Safety in the skies

Russellville pilot honored for 67-year career

Jim Stamps, 83, at his home in Russellville, holds The Wright Brothers Master Pilot Award he received May 10 for his dedication and service to aviation safety. The honor is given to pilots who have 50 or more continuous years as a pilot without incident.
Jim Stamps, 83, at his home in Russellville, holds The Wright Brothers Master Pilot Award he received May 10 for his dedication and service to aviation safety.

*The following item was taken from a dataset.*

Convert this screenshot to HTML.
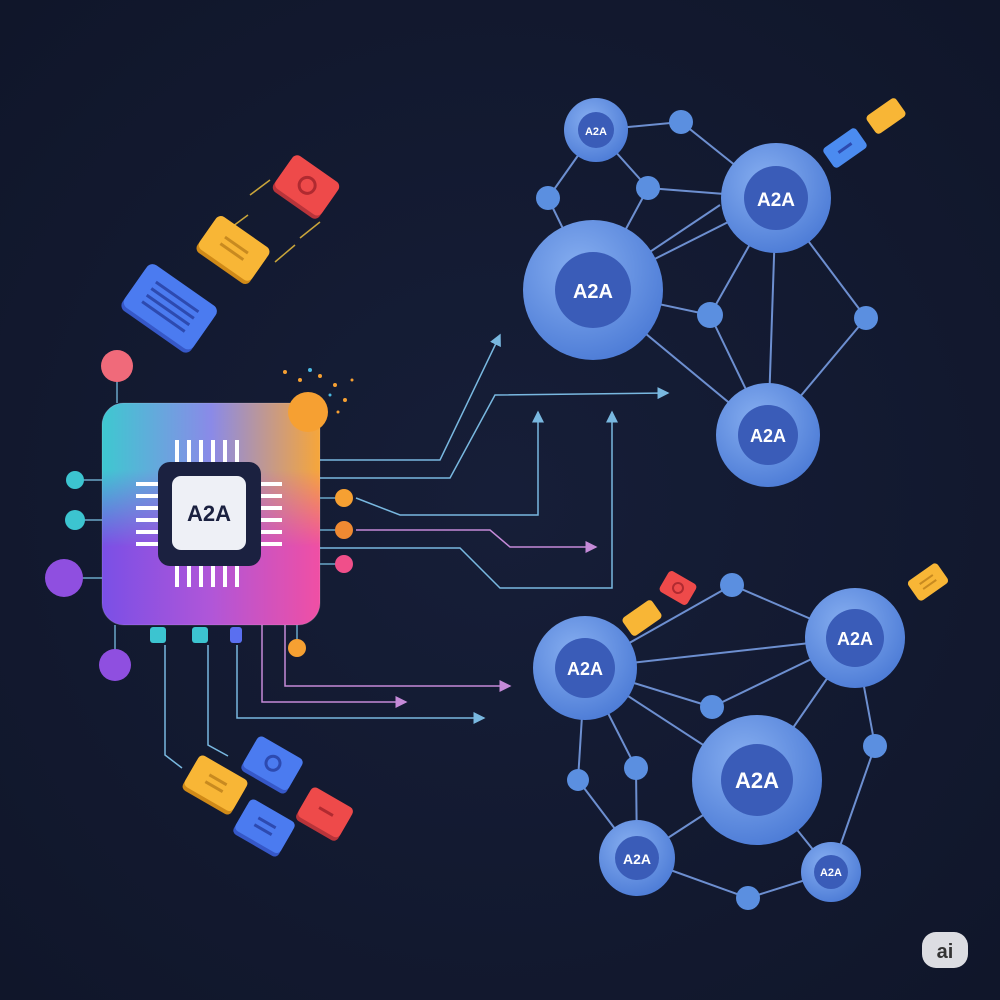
<!DOCTYPE html>
<html><head><meta charset="utf-8">
<style>
html,body{margin:0;padding:0;background:#121930;}
svg{display:block}
text{font-family:"Liberation Sans",sans-serif;font-weight:bold;}
</style></head>
<body>
<svg width="1000" height="1000" viewBox="0 0 1000 1000" xmlns="http://www.w3.org/2000/svg">
<defs>
<radialGradient id="bg" cx="50%" cy="50%" r="70%">
<stop offset="0" stop-color="#161e38"/><stop offset="1" stop-color="#10162a"/>
</radialGradient>
<linearGradient id="chipA" x1="0" y1="0" x2="1" y2="0">
<stop offset="0" stop-color="#3ec8d0"/><stop offset="0.5" stop-color="#8a8ae8"/><stop offset="1" stop-color="#f6a63a"/>
</linearGradient>
<linearGradient id="chipB" x1="0" y1="0" x2="1" y2="0">
<stop offset="0" stop-color="#7a4fe6"/><stop offset="0.5" stop-color="#b056d8"/><stop offset="1" stop-color="#f04fa4"/>
</linearGradient>
<linearGradient id="fade" x1="0" y1="0" x2="0" y2="1">
<stop offset="0.3" stop-color="#fff"/><stop offset="0.65" stop-color="#000"/>
</linearGradient>
<mask id="m"><rect x="102" y="403" width="218" height="222" fill="url(#fade)"/></mask>
<radialGradient id="node" cx="40%" cy="35%" r="70%">
<stop offset="0" stop-color="#86aef0"/><stop offset="1" stop-color="#4c7bd6"/>
</radialGradient>
<marker id="ar" markerWidth="8" markerHeight="8" refX="7" refY="4" orient="auto"><path d="M0,0 L8,4 L0,8 z" fill="#79b8e0"/></marker>
<marker id="ap" markerWidth="8" markerHeight="8" refX="7" refY="4" orient="auto"><path d="M0,0 L8,4 L0,8 z" fill="#c58ad8"/></marker>
</defs>
<rect width="1000" height="1000" fill="url(#bg)"/>

<g fill="none" stroke-width="1.5">
<path d="M320,460 L440,460 L500,335" stroke="#79b8e0" marker-end="url(#ar)"/>
<path d="M320,478 L450,478 L495,395 L668,393" stroke="#79b8e0" marker-end="url(#ar)"/>
<path d="M356,498 L400,515 L538,515 L538,412" stroke="#79b8e0" marker-end="url(#ar)"/>
<path d="M356,530 L490,530 L510,547 L596,547" stroke="#c58ad8" marker-end="url(#ap)"/>
<path d="M320,548 L460,548 L500,588 L612,588 L612,412" stroke="#79b8e0" marker-end="url(#ar)"/>
<path d="M285,625 L285,686 L510,686" stroke="#c58ad8" marker-end="url(#ap)"/>
<path d="M262,625 L262,702 L406,702" stroke="#c58ad8" marker-end="url(#ap)"/>
<path d="M237,645 L237,718 L484,718" stroke="#79b8e0" marker-end="url(#ar)"/>
<path d="M165,645 L165,755 L182,768" stroke="#79b8e0"/>
<path d="M208,645 L208,745 L228,756" stroke="#79b8e0"/>
<path d="M248,215 L225,232 M295,245 L275,262 M270,180 L250,195 M320,222 L300,238" stroke="#c9a53a"/>
</g>

<g stroke="#6aa7c8" stroke-width="1.5" fill="none">
<path d="M117,366 L117,403"/><path d="M75,480 L102,480"/><path d="M75,520 L102,520"/><path d="M64,578 L102,578"/><path d="M115,625 L115,665"/>
</g>
<circle cx="117" cy="366" r="16" fill="#f06a7a"/>
<circle cx="75" cy="480" r="9" fill="#3cc4d0"/>
<circle cx="75" cy="520" r="10" fill="#3cc4d0"/>
<circle cx="64" cy="578" r="19" fill="#8f4fe0"/>
<circle cx="115" cy="665" r="16" fill="#8f4fe0"/>

<rect x="102" y="403" width="218" height="222" rx="22" fill="url(#chipB)"/>
<rect x="102" y="403" width="218" height="222" rx="22" fill="url(#chipA)" mask="url(#m)"/>
<rect x="102" y="403" width="218" height="222" rx="22" fill="none" stroke="#fff" stroke-opacity="0.15"/>
<circle cx="308" cy="412" r="20" fill="#f6a032"/>
<g fill="#f6a032"><circle cx="285" cy="372" r="2"/><circle cx="300" cy="380" r="2"/><circle cx="320" cy="376" r="2"/><circle cx="335" cy="385" r="2"/><circle cx="345" cy="400" r="2"/><circle cx="338" cy="412" r="1.5"/><circle cx="352" cy="380" r="1.5"/></g>
<g fill="#4ab8e0"><circle cx="310" cy="370" r="2"/><circle cx="330" cy="395" r="1.5"/></g>
<g fill="#fff">
<rect x="175" y="440" width="4" height="24"/><rect x="187" y="440" width="4" height="24"/><rect x="199" y="440" width="4" height="24"/><rect x="211" y="440" width="4" height="24"/><rect x="223" y="440" width="4" height="24"/><rect x="235" y="440" width="4" height="24"/>
<rect x="175" y="563" width="4" height="24"/><rect x="187" y="563" width="4" height="24"/><rect x="199" y="563" width="4" height="24"/><rect x="211" y="563" width="4" height="24"/><rect x="223" y="563" width="4" height="24"/><rect x="235" y="563" width="4" height="24"/>
<rect x="136" y="482" width="24" height="4"/><rect x="136" y="494" width="24" height="4"/><rect x="136" y="506" width="24" height="4"/><rect x="136" y="518" width="24" height="4"/><rect x="136" y="530" width="24" height="4"/><rect x="136" y="542" width="24" height="4"/>
<rect x="258" y="482" width="24" height="4"/><rect x="258" y="494" width="24" height="4"/><rect x="258" y="506" width="24" height="4"/><rect x="258" y="518" width="24" height="4"/><rect x="258" y="530" width="24" height="4"/><rect x="258" y="542" width="24" height="4"/>
</g>
<rect x="158" y="462" width="103" height="104" rx="12" fill="#1b2140"/>
<rect x="172" y="476" width="74" height="74" rx="9" fill="#eef0f6"/>
<text x="209" y="521" font-size="22" fill="#1b2140" text-anchor="middle">A2A</text>
<rect x="150" y="627" width="16" height="16" rx="3" fill="#3cc4d0"/>
<rect x="192" y="627" width="16" height="16" rx="3" fill="#3cc4d0"/>
<rect x="230" y="627" width="12" height="16" rx="3" fill="#5a6ff0"/>
<g stroke="#6aa7c8" stroke-width="1.5"><path d="M320,498 L344,498 M320,530 L344,530 M320,564 L344,564 M297,625 L297,648"/></g>
<circle cx="344" cy="498" r="9" fill="#f6a032"/>
<circle cx="344" cy="530" r="9" fill="#f08a32"/>
<circle cx="344" cy="564" r="9" fill="#f04f8a"/>
<circle cx="297" cy="648" r="9" fill="#f6a032"/>

<g transform="translate(168,310) rotate(35)"><rect x="-42" y="-26" width="84" height="52" rx="7" fill="#3658c8"/><rect x="-42" y="-30" width="84" height="52" rx="7" fill="#4b7bf0"/><g stroke="#2d4ab0" stroke-width="3"><path d="M-26,-16 L26,-16 M-26,-8 L26,-8 M-26,0 L26,0 M-26,8 L26,8"/></g></g>
<g transform="translate(233,250) rotate(35)"><rect x="-32" y="-18" width="64" height="40" rx="6" fill="#d08a18"/><rect x="-32" y="-22" width="64" height="40" rx="6" fill="#f8b636"/><g stroke="#c88a20" stroke-width="3"><path d="M-14,-6 L14,-6 M-14,2 L14,2"/></g></g>
<g transform="translate(306,187) rotate(35)"><rect x="-28" y="-18" width="56" height="40" rx="6" fill="#b8343a"/><rect x="-28" y="-22" width="56" height="40" rx="6" fill="#ee4a4a"/><circle cx="0" cy="-2" r="8" fill="none" stroke="#b02a30" stroke-width="3"/></g>
<g transform="translate(215,785) rotate(30)"><rect x="-28" y="-16" width="56" height="36" rx="5" fill="#d08a18"/><rect x="-28" y="-20" width="56" height="36" rx="5" fill="#f8b636"/><g stroke="#c88a20" stroke-width="3"><path d="M-10,-6 L10,-6 M-10,2 L10,2"/></g></g>
<g transform="translate(272,765) rotate(30)"><rect x="-26" y="-16" width="52" height="36" rx="5" fill="#3658c8"/><rect x="-26" y="-20" width="52" height="36" rx="5" fill="#4b7bf0"/><circle cx="0" cy="-2" r="7" fill="none" stroke="#2d4ab0" stroke-width="3"/></g>
<g transform="translate(264,828) rotate(30)"><rect x="-26" y="-16" width="52" height="36" rx="5" fill="#3658c8"/><rect x="-26" y="-20" width="52" height="36" rx="5" fill="#4b7bf0"/><g stroke="#2d4ab0" stroke-width="3"><path d="M-10,-6 L10,-6 M-10,2 L10,2"/></g></g>
<g transform="translate(324,815) rotate(30)"><rect x="-24" y="-16" width="48" height="34" rx="5" fill="#b8343a"/><rect x="-24" y="-20" width="48" height="34" rx="5" fill="#ee4a4a"/><path d="M-8,-4 L8,-4" stroke="#b02a30" stroke-width="3"/></g>
<g transform="translate(678,588) rotate(30)"><rect x="-16" y="-12" width="32" height="24" rx="4" fill="#ee4a4a"/><circle r="5" fill="none" stroke="#b02a30" stroke-width="2"/></g>
<g transform="translate(642,618) rotate(-35)"><rect x="-18" y="-11" width="36" height="22" rx="4" fill="#f8b636"/></g>
<g transform="translate(928,582) rotate(-35)"><rect x="-18" y="-12" width="36" height="24" rx="4" fill="#f8b636"/><path d="M-8,-3 L8,-3 M-8,3 L8,3" stroke="#c88a20" stroke-width="2"/></g>
<g transform="translate(886,116) rotate(-35)"><rect x="-18" y="-11" width="36" height="22" rx="4" fill="#f8b636"/></g>
<g transform="translate(845,148) rotate(-35)"><rect x="-20" y="-12" width="40" height="24" rx="4" fill="#4b8bf0"/><path d="M-8,0 L8,0" stroke="#2d4ab0" stroke-width="3"/></g>

<g stroke="#6d8fd0" stroke-width="2" fill="none">
<path d="M596,130 L681,122 L776,198 M596,130 L548,198 L593,290 M596,130 L648,188 L776,198 M648,188 L593,290 M548,198 L593,290 M593,290 L776,198 M593,290 L710,315 L776,198 M776,198 L866,318 L768,435 M776,198 L768,435 M593,290 L768,435 M710,315 L768,435 M593,290 L720,205"/>
</g>
<g stroke="#6d8fd0" stroke-width="2" fill="none">
<path d="M585,668 L732,585 L855,638 M585,668 L855,638 M585,668 L712,707 L855,638 M585,668 L757,780 L855,638 M855,638 L875,746 L831,872 M585,668 L578,780 L637,858 M585,668 L636,768 L637,858 M757,780 L637,858 M637,858 L748,898 L831,872 M757,780 L831,872 M578,780 L637,858"/>
</g>

<g>
<circle cx="681" cy="122" r="12" fill="#5b8fe0"/><circle cx="548" cy="198" r="12" fill="#5b8fe0"/><circle cx="648" cy="188" r="12" fill="#5b8fe0"/><circle cx="710" cy="315" r="13" fill="#5b8fe0"/><circle cx="866" cy="318" r="12" fill="#5b8fe0"/>
<circle cx="732" cy="585" r="12" fill="#5b8fe0"/><circle cx="712" cy="707" r="12" fill="#5b8fe0"/><circle cx="875" cy="746" r="12" fill="#5b8fe0"/><circle cx="578" cy="780" r="11" fill="#5b8fe0"/><circle cx="636" cy="768" r="12" fill="#5b8fe0"/><circle cx="748" cy="898" r="12" fill="#5b8fe0"/>
</g>
<g font-size="14">
<circle cx="596" cy="130" r="32" fill="url(#node)"/><circle cx="596" cy="130" r="18" fill="#3a5cb8"/><text x="596" y="135" font-size="11" fill="#fff" text-anchor="middle">A2A</text>
<circle cx="776" cy="198" r="55" fill="url(#node)"/><circle cx="776" cy="198" r="32" fill="#3a5cb8"/><text x="776" y="206" font-size="19" fill="#fff" text-anchor="middle">A2A</text>
<circle cx="593" cy="290" r="70" fill="url(#node)"/><circle cx="593" cy="290" r="38" fill="#3a5cb8"/><text x="593" y="298" font-size="20" fill="#fff" text-anchor="middle">A2A</text>
<circle cx="768" cy="435" r="52" fill="url(#node)"/><circle cx="768" cy="435" r="30" fill="#3a5cb8"/><text x="768" y="442" font-size="18" fill="#fff" text-anchor="middle">A2A</text>
<circle cx="585" cy="668" r="52" fill="url(#node)"/><circle cx="585" cy="668" r="30" fill="#3a5cb8"/><text x="585" y="675" font-size="18" fill="#fff" text-anchor="middle">A2A</text>
<circle cx="855" cy="638" r="50" fill="url(#node)"/><circle cx="855" cy="638" r="29" fill="#3a5cb8"/><text x="855" y="645" font-size="18" fill="#fff" text-anchor="middle">A2A</text>
<circle cx="757" cy="780" r="65" fill="url(#node)"/><circle cx="757" cy="780" r="36" fill="#3a5cb8"/><text x="757" y="788" font-size="22" fill="#fff" text-anchor="middle">A2A</text>
<circle cx="637" cy="858" r="38" fill="url(#node)"/><circle cx="637" cy="858" r="22" fill="#3a5cb8"/><text x="637" y="864" font-size="14" fill="#fff" text-anchor="middle">A2A</text>
<circle cx="831" cy="872" r="30" fill="url(#node)"/><circle cx="831" cy="872" r="17" fill="#3a5cb8"/><text x="831" y="876" font-size="11" fill="#fff" text-anchor="middle">A2A</text>
</g>

<rect x="922" y="932" width="46" height="36" rx="14" fill="#dcdde2"/>
<text x="945" y="958" font-size="20" fill="#333" text-anchor="middle">ai</text>
</svg>
</body></html>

The honor is given to pilots who have 50 or more continuous years as a pilot without incident.

Jim Stamps of Russellville was honored for 50-plus years as a commercial pilot without incident, but, if it existed, he could have gotten an award for having the most famous passengers.

Stamps, who turned 83 last week, is low-key about his career, which includes serving as a pilot for politicians and celebrities such as Richard Nixon, then-Gov. Bill Clinton, Barry Goldwater, Vic Damone, Cameron Diaz and Mick Jagger.

That was just a side gig.

Stamps has just about done it all, from seaplanes to jumbo jets.

“It shocks people when they find out I’m type-rated in 50 different airplanes,” he said, laughing. Most pilots might have certificates to fly two or three types of planes, he said.

Stamps speaks in the present tense. He has been flying for 67 years — and counting. He retired as captain, No. 1 in seniority, after 37 years with Northwest Airlines and now is director of operations for Air America in Florida.

“I fly the Falcon 50 and the 900,” he said.

It all started when he was 15 and went to flight school at what was then Arkansas Polytechnic, now Arkansas Tech University.

“I wanted something that would go fast, and the airplane was about the fastest thing at that time. It still is, I guess,” he said. “I just loved aviation. Very few airplanes ever flew close to our house, but my mother said I would chase [a plane] as long as I could see it or hear it.”

He did not have his mother’s blessing to become a pilot.

“My mother didn’t really respect airplanes, and she was afraid of them, in fact,” Stamps said. “I had to sneak away to fly. My father knew most of the time.

“Arkansas Tech, when I was in high school, it had a government program that taught GIs from World War II,” he said. It was the Civilian Aeronautics Administration then. Stamps was given special permission to enroll in the college program. “I guess I was 15 at the time,” he said.

Stamps stayed in high school but went to the airport for certain classes.

“Arkansas Tech deserves a lot of credit. Had it not been for Arkansas Tech, I don’t know what I would have been doing. Arkansas Tech gave me the break I needed,” Stamps said.

He soloed at 16. By age 17, he had his private license; at 18, he had his commercial pilot’s license.

Stamps’ first job was as a crop duster in McGehee.

“I really wasn’t comfortable crop dusting, so I selected the Navy instead of the Army,” he said.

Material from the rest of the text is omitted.